From Lab to Global Standards

Across the Federated Telecoms Hubs’ member universities, researchers are already doing strong work in areas that map directly onto the emerging 6G agenda: advanced wireless systems, AI for networks, secure and trustworthy communications, sensing, satellite and non-terrestrial connectivity, spectrum sharing, energy efficiency and resilient infrastructure. This work matters because standards need evidence, not just ideas. FTH can help by testing whether promising techniques actually improve performance, whether they are energy efficient, whether they are secure, and whether they can work under realistic deployment conditions. It can also help translate academic research into standards-ready contributions by aligning simulations, assumptions and evaluation methods with the way 3GPP studies are conducted. 

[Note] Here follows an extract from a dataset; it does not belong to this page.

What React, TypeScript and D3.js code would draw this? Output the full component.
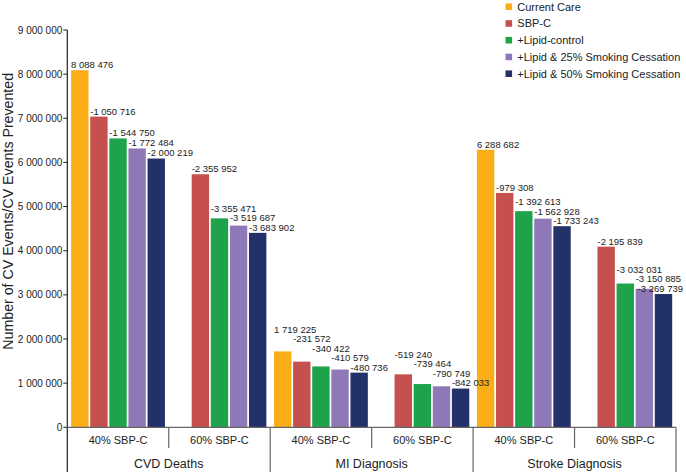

Solving the Challenges That Matter

The overall message is that 6G is still open enough for research to shape it but mature enough that contributions must be practical and evidence-based. The most important question is not “how fast will 6G be?” but “what problems will it solve?” If developed well, 6G could improve rural connectivity, strengthen emergency response, support future transport systems, enable more intelligent digital services and make networks more sustainable. Its success will depend on balancing ambition with real-world deployability, security and public value.